Среди множества дирижерских палочек EMI Караян никогда не
был таким премьером, каким он был в DG. Его плохо продуманное возвращение в EMI
произошло в сопровождении советской команды, о которой можно было только
мечтать – Рихтера, Давида Ойстраха и Мстислава Ростроповича (см. с. 283). За этим последовали дрезденские
«Майстерзингеры» и поздние симфонии Моцарта и Чайковского. В 1970-х EMI
получила благордаря Караяну 652719 фунтов прибыли, плюс почти миллион фунтов, пошедший на покрытие накладных расходов[49]. Андри, чтобы польстить тщеславию
Караяна, приставил к нему рыжего молодого человека из отдела маркетинга, дабы
тот поработал над имиджем дирижера. Питер Алуард полетел в Берлин и организовал
настоящую фотосессию, – EMI требовались для конвертов новые фотографии Караяна.

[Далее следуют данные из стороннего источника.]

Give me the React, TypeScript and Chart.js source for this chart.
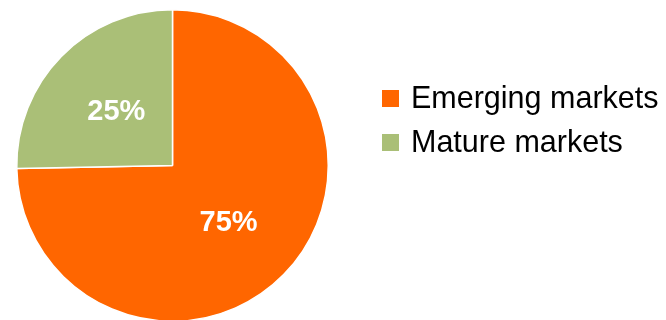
import React, { useEffect, useRef } from "react";
import { Chart, registerables } from "chart.js";

Chart.register(...registerables);

const categories = ["Emerging markets", "Mature markets"];
const shares = [74.7, 25.3];
const shareLabels = ["75%", "25%"];
const sliceColors = ["#FF6600", "#AABF77"];

const FONT = "'Liberation Sans', Arial, Helvetica, sans-serif";

const sliceLabelPlugin = {
  id: "sliceLabels",
  afterDatasetsDraw(chart: any) {
    const meta = chart.getDatasetMeta(0);
    const ctx = chart.ctx;
    ctx.save();
    ctx.fillStyle = "#FFFFFF";
    ctx.font = `bold 29px ${FONT}`;
    ctx.textAlign = "center";
    ctx.textBaseline = "middle";
    meta.data.forEach((arc: any, i: number) => {
      const p = arc.getProps(["x", "y", "startAngle", "endAngle", "outerRadius"], true);
      const mid = (p.startAngle + p.endAngle) / 2;
      const r = p.outerRadius * 0.505;
      ctx.fillText(shareLabels[i], p.x + Math.cos(mid) * r, p.y + Math.sin(mid) * r + 2);
    });
    ctx.restore();
  },
};

const sideLegendPlugin = {
  id: "sideLegend",
  afterDraw(chart: any) {
    const ctx = chart.ctx;
    const ds = chart.data.datasets[0];
    const left = chart.chartArea.right + 53;
    const top = 82;
    const rowGap = 44;
    const box = 17;
    ctx.save();
    ctx.font = `30.5px ${FONT}`;
    ctx.textBaseline = "alphabetic";
    ctx.textAlign = "left";
    (chart.data.labels as string[]).forEach((lab, i) => {
      const y = top + i * rowGap;
      ctx.fillStyle = ds.backgroundColor[i];
      ctx.fillRect(left, y, box, box);
      ctx.fillStyle = "#000000";
      ctx.fillText(lab, left + 29, y + 18);
    });
    ctx.restore();
  },
};

export default function App() {
  const ref = useRef<HTMLCanvasElement | null>(null);

  useEffect(() => {
    if (!ref.current) return;
    const chart = new Chart(ref.current, {
      type: "pie",
      data: {
        labels: categories,
        datasets: [
          {
            data: shares,
            backgroundColor: sliceColors,
            borderColor: "#FFFFFF",
            borderWidth: 1.5,
          },
        ],
      },
      options: {
        responsive: false,
        animation: false,
        layout: { padding: { top: 1, bottom: 16, left: 8, right: 337 } },
        plugins: {
          legend: { display: false },
          tooltip: { enabled: false },
        },
      },
      plugins: [sliceLabelPlugin, sideLegendPlugin],
    });
    return () => chart.destroy();
  }, []);

  return (
    <div style={{ width: 658, height: 312, marginRight: -8 }}>
      <canvas ref={ref} width={658} height={330} style={{ display: "block" }} />
    </div>
  );
}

От опекавшего Караяна Эмиля Юккера он ничего, кроме уверток, не добился и
потому обратился к Михелю Глоцу, бывшему независимым консультантом маэстро по
всем связанным с записями вопросам, и тот ухитрился урвать полчаса оплачивавшегося
DG времени на получение нужных EMI снимков. После съемок Караян спросил у
молодого человека: «Что вы делаете этим вечером?». – «Возвращаюсь в Мюнхен,
маэстро». – «Нет, вы обедаете со мной».